In fact, even if trip count is known, peeling can still be profitable. One of such cases is shown at https://reviews.llvm.org/D30161, where Phi's back edge input is a constant. Partial unrolling here does not give any benefits, while peeling does. My understanding is following: Peeling should not set peel count unless it has proved that peeling IS profitable. In this case nothing bad happens with small loops that we don't unroll: they will only be peeled if it is good. Maybe it is reasonable to add the following restriction to peeling: TripCount should be either unknown or above some threshold (for example, partial unrolling threshold).
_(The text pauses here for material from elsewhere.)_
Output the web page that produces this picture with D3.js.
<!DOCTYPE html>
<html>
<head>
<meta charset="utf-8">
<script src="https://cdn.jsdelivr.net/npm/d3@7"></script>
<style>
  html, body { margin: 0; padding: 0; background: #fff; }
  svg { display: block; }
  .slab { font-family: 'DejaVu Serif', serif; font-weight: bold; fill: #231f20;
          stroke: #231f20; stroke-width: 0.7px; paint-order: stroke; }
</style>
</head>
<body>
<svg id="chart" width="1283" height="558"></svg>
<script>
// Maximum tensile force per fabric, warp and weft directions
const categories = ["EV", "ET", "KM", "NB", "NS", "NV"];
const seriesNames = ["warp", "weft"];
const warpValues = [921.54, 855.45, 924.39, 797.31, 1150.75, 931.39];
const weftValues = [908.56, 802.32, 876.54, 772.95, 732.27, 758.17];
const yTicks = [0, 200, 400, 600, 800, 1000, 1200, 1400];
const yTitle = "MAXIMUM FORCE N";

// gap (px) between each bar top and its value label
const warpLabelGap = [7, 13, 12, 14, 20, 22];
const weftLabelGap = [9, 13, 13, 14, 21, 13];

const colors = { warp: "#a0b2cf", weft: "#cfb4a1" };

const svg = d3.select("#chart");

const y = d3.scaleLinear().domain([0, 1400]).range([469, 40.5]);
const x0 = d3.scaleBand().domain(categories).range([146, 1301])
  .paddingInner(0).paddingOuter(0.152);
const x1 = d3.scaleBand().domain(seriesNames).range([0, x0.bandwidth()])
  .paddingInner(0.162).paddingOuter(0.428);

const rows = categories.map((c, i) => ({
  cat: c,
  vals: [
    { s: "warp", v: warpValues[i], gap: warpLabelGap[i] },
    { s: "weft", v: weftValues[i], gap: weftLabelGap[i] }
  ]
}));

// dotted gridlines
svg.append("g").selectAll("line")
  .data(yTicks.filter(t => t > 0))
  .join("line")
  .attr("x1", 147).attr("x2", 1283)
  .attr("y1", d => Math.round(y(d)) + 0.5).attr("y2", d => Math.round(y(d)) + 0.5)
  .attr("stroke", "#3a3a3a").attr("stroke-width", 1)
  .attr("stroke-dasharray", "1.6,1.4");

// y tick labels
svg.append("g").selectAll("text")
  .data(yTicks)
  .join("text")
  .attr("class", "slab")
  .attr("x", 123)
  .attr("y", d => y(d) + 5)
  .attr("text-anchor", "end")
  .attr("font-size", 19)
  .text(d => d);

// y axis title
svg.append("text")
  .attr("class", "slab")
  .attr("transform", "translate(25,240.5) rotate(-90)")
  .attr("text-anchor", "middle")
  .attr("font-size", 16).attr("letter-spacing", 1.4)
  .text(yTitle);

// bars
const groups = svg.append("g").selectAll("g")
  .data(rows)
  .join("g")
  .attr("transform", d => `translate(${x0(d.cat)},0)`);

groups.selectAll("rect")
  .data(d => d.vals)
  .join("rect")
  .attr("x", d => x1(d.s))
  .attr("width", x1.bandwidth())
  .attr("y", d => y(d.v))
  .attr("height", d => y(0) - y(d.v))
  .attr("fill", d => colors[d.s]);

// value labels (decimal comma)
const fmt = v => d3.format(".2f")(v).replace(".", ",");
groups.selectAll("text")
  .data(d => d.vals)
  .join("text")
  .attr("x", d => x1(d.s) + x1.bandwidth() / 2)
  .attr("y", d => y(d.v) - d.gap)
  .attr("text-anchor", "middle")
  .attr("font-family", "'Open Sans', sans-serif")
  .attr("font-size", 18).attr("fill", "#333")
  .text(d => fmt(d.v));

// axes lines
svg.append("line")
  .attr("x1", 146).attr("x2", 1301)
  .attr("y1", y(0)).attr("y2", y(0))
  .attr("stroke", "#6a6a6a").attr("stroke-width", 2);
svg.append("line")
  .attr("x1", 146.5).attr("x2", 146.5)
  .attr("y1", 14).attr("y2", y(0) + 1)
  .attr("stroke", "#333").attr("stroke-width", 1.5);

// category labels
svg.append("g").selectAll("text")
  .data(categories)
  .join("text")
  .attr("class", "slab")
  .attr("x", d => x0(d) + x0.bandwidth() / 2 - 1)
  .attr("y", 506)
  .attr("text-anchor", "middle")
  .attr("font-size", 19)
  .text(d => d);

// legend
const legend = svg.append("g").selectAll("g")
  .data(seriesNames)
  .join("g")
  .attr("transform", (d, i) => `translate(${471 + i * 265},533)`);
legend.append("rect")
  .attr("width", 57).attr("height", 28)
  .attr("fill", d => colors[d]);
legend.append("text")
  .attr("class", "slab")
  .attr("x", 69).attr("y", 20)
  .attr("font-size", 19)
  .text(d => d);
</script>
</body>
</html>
Does it make sense for you?

mkuper added inline comments.Feb 22 2017, 10:22 AM
lib/Transforms/Scalar/LoopUnrollPass.cpp
789

Sorry, I wasn't clear.
I understand that there are cases where peeling is profitable even when the trip count is known - D30161 is a really nice example.

But right now, when we have profile information, we try to peel by the estimated number of iterations. That specific kind of peeling, combined with this patch, has two issues:

  1. getLoopEstimatedTripCount() returns the estimated (based on the profile) trip count. This may be imprecise, and at this point, somewhat different from the actual trip count, especially for sampling-based FDO. So you may end up peeling by the "estimated" trip-count even though you know the actual tripcount. That sounds wrong.
  1. Even if we fix getLoopEstimatedTripCount() to return the real trip count, when available, you still basically get "let's peel a loop by its real tripcount", which is equivalent to full unrolling. In theory, it shouldn't happen, because full unrolling and peeling should be using the same thresholds, so if we decided not to fully unroll, we'll decide not to "peel" either. But I'm not sure this actually holds.
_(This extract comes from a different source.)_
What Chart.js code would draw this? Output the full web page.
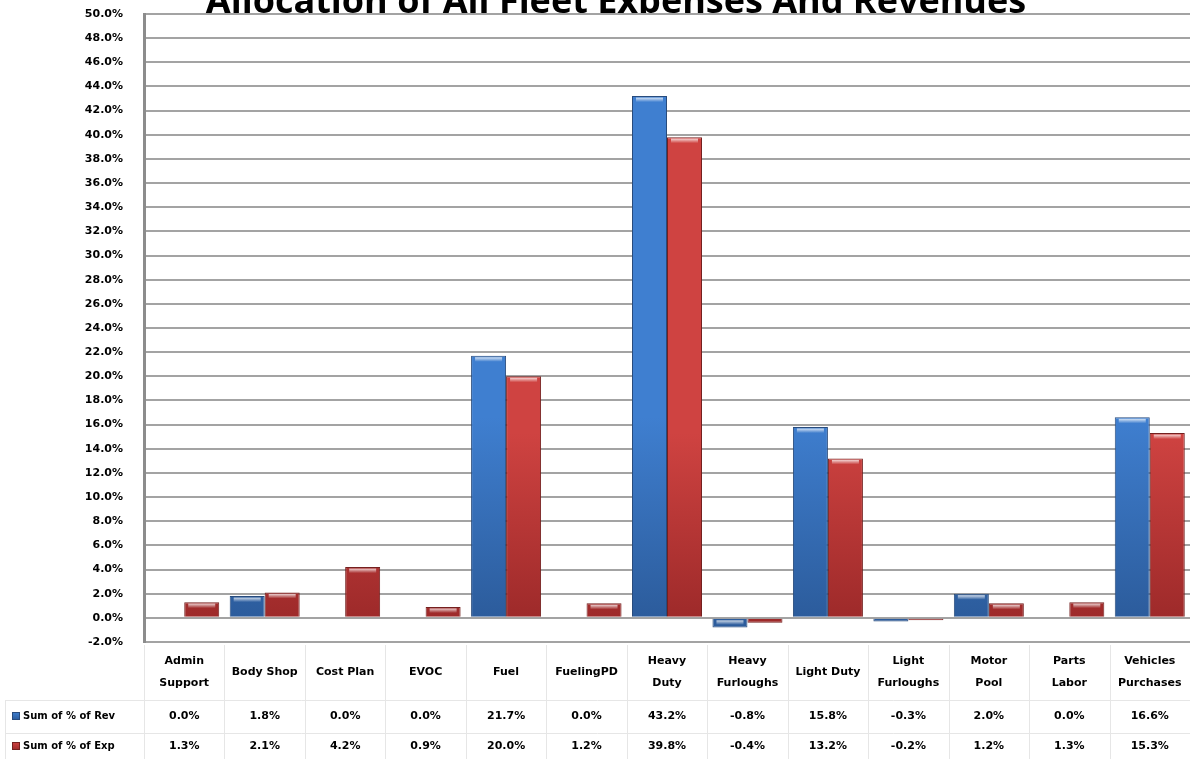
<!DOCTYPE html>
<html>
<head>
<meta charset="utf-8">
<title>Allocation of All Fleet Expenses And Revenues</title>
<script src="https://cdn.jsdelivr.net/npm/chart.js@4.4.0/dist/chart.umd.min.js"></script>
<style>
  html, body { margin: 0; padding: 0; background: #fff; overflow: hidden; }
  #wrap { width: 1190px; height: 759px; }
</style>
</head>
<body>
<div id="wrap"><canvas id="grafico" width="1190" height="759"></canvas></div>
<script>
// Datos del gráfico
const titulo = "Allocation of All Fleet Expenses And Revenues";
const categorias = [
  ["Admin", "Support"], ["Body Shop"], ["Cost Plan"], ["EVOC"], ["Fuel"], ["FuelingPD"],
  ["Heavy", "Duty"], ["Heavy", "Furloughs"], ["Light Duty"], ["Light", "Furloughs"],
  ["Motor", "Pool"], ["Parts", "Labor"], ["Vehicles", "Purchases"]
];
const nombresSeries = ["Sum of % of Rev", "Sum of % of Exp"];
const valoresRev = [0.0, 1.8, 0.0, 0.0, 21.7, 0.0, 43.2, -0.8, 15.8, -0.3, 2.0, 0.0, 16.6];
const valoresExp = [1.3, 2.1, 4.2, 0.9, 20.0, 1.2, 39.8, -0.4, 13.2, -0.2, 1.2, 1.3, 15.3];
const ejeMin = -2;
const ejeMax = 50;
const ejePaso = 2;

const fuente = '"DejaVu Sans", sans-serif';
const colores = [
  { arriba: "#3f7fd0", abajo: "#2c5c9c", borde: "#284b7c" },
  { arriba: "#cf4341", abajo: "#9e2a2a", borde: "#74201f" }
];

const fmt = (v) => v.toFixed(1) + "%";

// Degradado vertical por barra + brillo arriba
const degradadoBarras = {
  id: "degradadoBarras",
  beforeDatasetsDraw(chart) {
    const c = chart.ctx;
    chart.data.datasets.forEach((ds, i) => {
      chart.getDatasetMeta(i).data.forEach((bar) => {
        const top = Math.min(bar.y, bar.base);
        const bottom = Math.max(bar.y, bar.base);
        if (bottom - top < 1) return;
        const g = c.createLinearGradient(0, top, 0, bottom);
        g.addColorStop(0, colores[i].arriba);
        g.addColorStop(1, colores[i].abajo);
        bar.options.backgroundColor = g;
      });
    });
  },
  afterDatasetsDraw(chart) {
    const c = chart.ctx;
    chart.data.datasets.forEach((ds, i) => {
      chart.getDatasetMeta(i).data.forEach((bar) => {
        const top = Math.min(bar.y, bar.base);
        const h = Math.abs(bar.base - bar.y);
        if (h < 5) return;
        const x0 = bar.x - bar.width / 2 + 4;
        const w = bar.width - 8;
        const g = c.createLinearGradient(0, top + 1, 0, top + 6);
        g.addColorStop(0, "rgba(255,255,255,0.85)");
        g.addColorStop(1, "rgba(255,255,255,0)");
        c.save();
        c.fillStyle = g;
        c.fillRect(x0, top + 1.5, w, 4.5);
        c.restore();
      });
    });
  }
};

// Título (cortado arriba) y tabla de datos debajo del gráfico
const tablaDatos = {
  id: "tablaDatos",
  afterDraw(chart) {
    const c = chart.ctx;
    const area = chart.chartArea;
    const x = chart.scales.x;
    const n = categorias.length;
    const anchoCol = (area.right - area.left) / n;
    const filas = [valoresRev, valoresExp];

    // título: el área del gráfico tapa la parte de abajo
    c.save();
    c.beginPath();
    c.rect(0, 0, chart.width, area.top - 1);
    c.clip();
    c.fillStyle = "#000";
    c.font = 'bold 36px "Open Sans", sans-serif';
    c.textAlign = "center";
    c.textBaseline = "alphabetic";
    c.fillText(titulo, 616, 13);
    c.restore();

    c.save();
    // líneas de la tabla
    c.strokeStyle = "#e6e6e6";
    c.lineWidth = 1;
    const yFilas = [645, 700, 733, 759];
    c.beginPath();
    for (let k = 0; k <= n; k++) {
      const xl = Math.round(area.left + k * anchoCol) + 0.5;
      c.moveTo(xl, yFilas[0]);
      c.lineTo(xl, 759);
    }
    c.moveTo(5, yFilas[1] + 0.5); c.lineTo(area.right, yFilas[1] + 0.5);
    c.moveTo(5, yFilas[2] + 0.5); c.lineTo(area.right, yFilas[2] + 0.5);
    c.moveTo(5.5, yFilas[1]); c.lineTo(5.5, 759);
    c.stroke();

    // encabezados
    c.fillStyle = "#000";
    c.font = "bold 11px " + fuente;
    c.textAlign = "center";
    c.textBaseline = "middle";
    categorias.forEach((lineas, i) => {
      const cx = x.getPixelForValue(i);
      if (lineas.length === 1) {
        c.fillText(lineas[0], cx, 672);
      } else {
        c.fillText(lineas[0], cx, 661);
        c.fillText(lineas[1], cx, 683);
      }
    });

    // filas de valores
    const yTexto = [716, 746];
    filas.forEach((vals, f) => {
      vals.forEach((v, i) => {
        c.fillText(fmt(v), x.getPixelForValue(i), yTexto[f]);
      });
      // clave de la leyenda
      const g = c.createLinearGradient(0, yTexto[f] - 4, 0, yTexto[f] + 4);
      g.addColorStop(0, colores[f].arriba);
      g.addColorStop(1, colores[f].abajo);
      c.fillStyle = g;
      c.fillRect(12, yTexto[f] - 4, 8, 8);
      c.strokeStyle = colores[f].borde;
      c.strokeRect(12.5, yTexto[f] - 3.5, 7, 7);
      c.fillStyle = "#000";
      c.textAlign = "left";
      c.font = "bold 10px " + fuente;
      c.fillText(nombresSeries[f], 23, yTexto[f]);
      c.textAlign = "center";
      c.font = "bold 11px " + fuente;
    });
    c.restore();
  }
};

const ctx = document.getElementById("grafico").getContext("2d");
new Chart(ctx, {
  type: "bar",
  data: {
    labels: categorias,
    datasets: [
      {
        label: nombresSeries[0],
        data: valoresRev,
        backgroundColor: colores[0].abajo,
        borderColor: colores[0].borde,
        borderWidth: 1,
        categoryPercentage: 0.87,
        barPercentage: 1.0
      },
      {
        label: nombresSeries[1],
        data: valoresExp,
        backgroundColor: colores[1].abajo,
        borderColor: colores[1].borde,
        borderWidth: 1,
        categoryPercentage: 0.87,
        barPercentage: 1.0
      }
    ]
  },
  options: {
    responsive: false,
    animation: false,
    layout: { padding: { left: 0, right: 0, top: 14, bottom: 117 } },
    plugins: {
      legend: { display: false },
      tooltip: { enabled: false },
      title: { display: false }
    },
    scales: {
      x: { display: false },
      y: {
        min: ejeMin,
        max: ejeMax,
        afterFit(scale) { scale.width = 144; },
        ticks: {
          stepSize: ejePaso,
          autoSkip: false,
          padding: 0,
          color: "#000",
          font: { family: fuente, size: 11, weight: "bold" },
          callback: (v) => fmt(v)
        },
        grid: {
          color: "#a3a3a3",
          lineWidth: 2,
          drawTicks: true,
          tickLength: 21,
          tickColor: "rgba(0,0,0,0)"
        },
        border: { color: "#8c8c8c", width: 3 }
      }
    }
  },
  plugins: [degradadoBarras, tablaDatos]
});
</script>
</body>
</html>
I'm not saying we should disable any kind of peeling when the real trip count is known. Only that we should disable the "peel by the estimated trip count" heuristic.

mkazantsev updated this revision to Diff 89848.Feb 27 2017, 1:45 AM
mkazantsev edited the summary of this revision. (Show Details)
mkazantsev added a reviewer: mkuper.
mkazantsev marked 3 inline comments as done.
mkuper added inline comments.Feb 28 2017, 10:42 AM
lib/Transforms/Scalar/LoopUnrollPass.cpp
789

This patch doesn't really make sense as a stand-alone, and I'm not sure it's the right way to go as preparation to D30161 either.
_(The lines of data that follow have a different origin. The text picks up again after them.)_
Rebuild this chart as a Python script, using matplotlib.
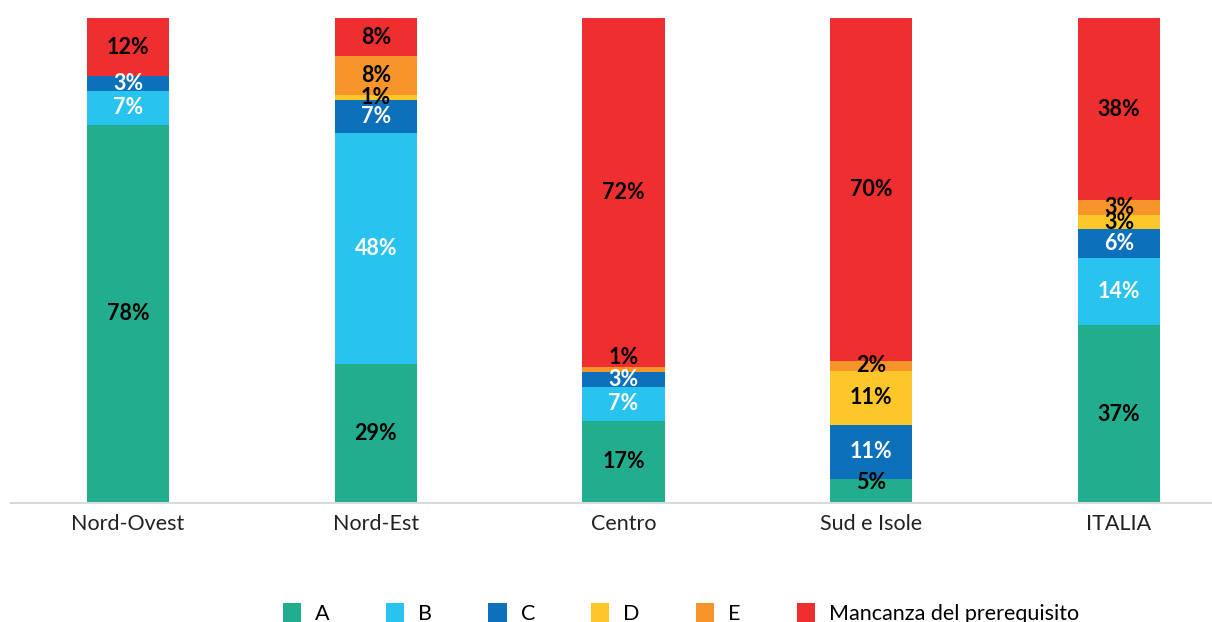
import matplotlib
matplotlib.use("Agg")
import matplotlib.pyplot as plt
from matplotlib.patches import Patch
import numpy as np

plt.rcParams['font.family'] = ['Lato', 'DejaVu Sans']

regions = ["Nord-Ovest", "Nord-Est", "Centro", "Sud e Isole", "ITALIA"]
series_names = ["A", "B", "C", "D", "E", "Mancanza del prerequisito"]
A = [78, 29, 17, 5, 37]
B = [7, 48, 7, 0, 14]
C = [3, 7, 3, 11, 6]
D = [0, 1, 0, 11, 3]
E = [0, 8, 1, 2, 3]
M = [12, 8, 72, 70, 38]

colors = ["#22ad8f", "#29c3f0", "#0d70ba", "#fdc72a", "#f7952a", "#ee2e2f"]
text_colors = ["black", "white", "white", "black", "black", "black"]

data = np.array([A, B, C, D, E, M], dtype=float)
totals = data.sum(axis=0)
heights = data / totals * 100

fig = plt.figure(figsize=(12.12, 6.22), dpi=100)
ax = fig.add_axes([11/1212, (622-503)/622, (1212-11)/1212, 485/622])

x = np.arange(len(regions))
width = 0.331
bottom = np.zeros(len(regions))
# small vertical nudges (in points) for thin segments
nudges = {(4, 2): 9, (0, 3): 6}
for i, name in enumerate(series_names):
    ax.bar(x, heights[i], width, bottom=bottom, color=colors[i], label=name, linewidth=0)
    for j in range(len(regions)):
        v = data[i, j]
        if v > 0:
            yc = bottom[j] + heights[i, j] / 2
            dy = nudges.get((i, j), 0)
            ax.annotate(f"{int(v)}%", (x[j], yc), xytext=(0, dy), textcoords="offset points",
                        ha="center", va="center", fontsize=15.5, fontweight="bold",
                        color=text_colors[i])
    bottom += heights[i]

ax.set_xlim((11-128)/247.75, (1212-128)/247.75)
ax.set_ylim(0, 100)
for s in ["top", "right", "left"]:
    ax.spines[s].set_visible(False)
ax.spines["bottom"].set_color("#d9d9d9")
ax.spines["bottom"].set_linewidth(1.5)
ax.set_yticks([])
ax.set_xticks(x)
ax.set_xticklabels(regions, fontsize=15.5, color="#222222")
ax.tick_params(axis="x", length=0, pad=8)

handles = [Patch(facecolor=c, edgecolor="none") for c in colors]
fig.legend(handles, series_names, loc="center", bbox_to_anchor=(0.562, 0.014), ncol=6,
           frameon=False, fontsize=15.5, handlelength=0.84, handleheight=1.05,
           handletextpad=0.65, columnspacing=2.62)

fig.savefig("out.png", dpi=100)
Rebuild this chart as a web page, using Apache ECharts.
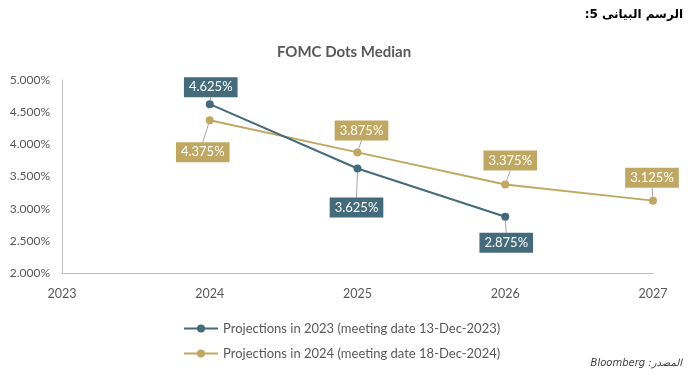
<!DOCTYPE html>
<html><head><meta charset="utf-8">
<script src="https://cdn.jsdelivr.net/npm/echarts@6/dist/echarts.min.js"></script>
<style>html,body{margin:0;padding:0;background:#fff}#c{width:688px;height:378px}</style>
</head><body><div id="c"></div>
<script>
const years2023 = [2024, 2025, 2026];
const values2023 = [4.625, 3.625, 2.875];
const years2024 = [2024, 2025, 2026, 2027];
const values2024 = [4.375, 3.875, 3.375, 3.125];
const seriesNames = ['Projections in 2023 (meeting date 13-Dec-2023)', 'Projections in 2024 (meeting date 18-Dec-2024)'];
const yTicks = [2, 2.5, 3, 3.5, 4, 4.5, 5];

const blue = '#436B7C', gold = '#C0A862';
// label offsets (layout only)
const offsets = [
  [[1,-17],[-1,39],[1,26]],
  [[-7,32],[4,-22],[5,-24],[-1,-23]]
];
const font = 'Lato, "Open Sans", sans-serif';
const chart = echarts.init(document.getElementById('c'));
function mk(name, xs, ys, color, si) {
  return {
    type: 'line', name, data: xs.map((x, i) => [x, ys[i]]),
    symbol: 'circle', symbolSize: 8,
    lineStyle: { color, width: 2 }, itemStyle: { color },
    label: { show: true, position: 'inside', formatter: p => p.value[1].toFixed(3) + '%',
      color: '#fff', fontSize: 13, fontFamily: font, backgroundColor: color, padding: [4, 5, 3, 5] },
    labelLine: { show: true, lineStyle: { color: '#a6a6a6', width: 1 } },
    labelLayout: p => ({ dx: offsets[si][p.dataIndex][0], dy: offsets[si][p.dataIndex][1] }),
    emphasis: { disabled: true }, z: 3 - si
  };
}
chart.setOption({
  animation: false,
  title: { text: 'FOMC Dots Median', left: 'center', top: 40, textStyle: { fontFamily: font, fontSize: 15, fontWeight: 'bold', color: '#595959' } },
  grid: { left: 62, right: 35, top: 80, bottom: 105 },
  xAxis: { type: 'value', min: 2023, max: 2027, interval: 1,
    axisLine: { show: true, lineStyle: { color: '#bfbfbf' } }, axisTick: { show: false }, splitLine: { show: false },
    axisLabel: { color: '#595959', fontSize: 12.5, fontFamily: font, margin: 14, formatter: v => String(v) } },
  yAxis: { type: 'value', min: 2, max: 5, interval: 0.5,
    axisLine: { show: true, lineStyle: { color: '#bfbfbf' } }, axisTick: { show: false }, splitLine: { show: false },
    axisLabel: { color: '#595959', fontSize: 12, fontFamily: font, margin: 12, formatter: v => v.toFixed(3) + '%' } },
  legend: { orient: 'vertical', left: 178, top: 317, itemGap: 12, itemWidth: 34, itemHeight: 10,
    textStyle: { color: '#595959', fontSize: 13, fontFamily: font }, data: seriesNames },
  graphic: [
    { type: 'text', right: 5, top: 9, style: { text: ':5 الرسم البيانى', font: 'bold 12px "DejaVu Sans", sans-serif', fill: '#000' } },
    { type: 'text', right: 6, top: 358, style: { text: 'Bloomberg :المصدر', font: 'italic 10px "DejaVu Sans", sans-serif', fill: '#404040' } }
  ],
  series: [mk(seriesNames[0], years2023, values2023, blue, 0), mk(seriesNames[1], years2024, values2024, gold, 1)]
});
</script></body></html>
I would suggest something like:

  1. In this patch, invert the priorities of peeling and partial unrolling, but bail out of computePeelCount when the real trip count is known. This should be NFC.
  2. In D30161, change the logic of computePeelCount() to be something like:
if conditions are right:
  peel by 1
else if trip count is known:
  bail out
else:
  check if we should peel by estimated trip count.
lib/Transforms/Utils/LoopUnrollPeel.cpp
75

If you do decide to call this twice - I'd expect this to also get hit only the second time around.

mkazantsev updated this revision to Diff 90121.Feb 28 2017, 9:29 PM
mkazantsev marked an inline comment as done.
mkazantsev edited the summary of this revision. (Show Details)
mkazantsev marked an inline comment as done.Mar 1 2017, 4:07 AM
mkazantsev added inline comments.
lib/Transforms/Utils/LoopUnrollPeel.cpp
75

No longer calling twice.

mkuper accepted this revision.Mar 1 2017, 2:17 PM

LGTM

This revision is now accepted and ready to land.Mar 1 2017, 2:17 PM
This revision was automatically updated to reflect the committed changes.